How Val Kilmer really felt about his ‘difficult’ reputation: “I guess, in a way, I’m lucky”
When Val Kilmer passed away in April 2025, the film world came together to commemorate a major talent, with many feeling that the handsome star hadn’t been given the respect he deserved during his 65 years on this Earth for being capable of delivering deep, dramatic performances as he was slipping into a major franchise.
However, while he might have been a top-tier performer, he didn’t always help himself in his personal life.
Kilmer wasn’t always the easiest person to deal with when the cameras weren’t rolling, as Joel Schumacher, who directed the departed icon in Batman Forever, once called him a “disturbed human being” for how he acted on set. He managed to piss off both directors who worked on The Island of Dr Moreau, despite Richard Stanley only being there for about three days. The words ‘difficult to work with’ come up time and time again in reports of Kilmer’s backstage behaviour, and that’s if people are being polite.
You might think this would have caused the star of The Doors some distress; nobody wants to be unliked, especially when working in an industry where collaboration and reputation are key to success, but not Kilmer, who, in an interview with The Oklahoman, didn’t seem phased by this opinion of him one bit.

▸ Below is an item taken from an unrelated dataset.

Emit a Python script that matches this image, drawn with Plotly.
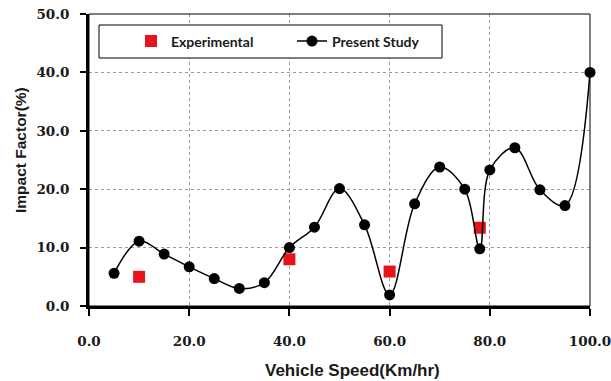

“I guess in a way I’m lucky,” he said, “You don’t get that kind of attention unless you’re working a lot; so that’s my good luck… On the other hand, some of the things I’ve heard are tragic. They’re just other people’s opinions. I don’t think there’s many actors or actresses I’ve worked with that would tell you I’m difficult on a set or anywhere else.”
It’s important to remember that not everyone he worked with held this opinion of him, where Kurt Russell, who played opposite him in Tombstone, spoke very highly of their time together. When Tom Cruise was making Top Gun: Maverick, he insisted that Kilmer be a part of it, which turned out to be his final film role.
In a 1997 interview with the AV Club, At First Sight star Mira Sorvino actually called people out for saying disparaging things about her former colleague, noting during the pinnacle of Kilmer’s most notorious period, “I just hate furthering rumours about people being difficult. It can do such enormous damage to their careers”.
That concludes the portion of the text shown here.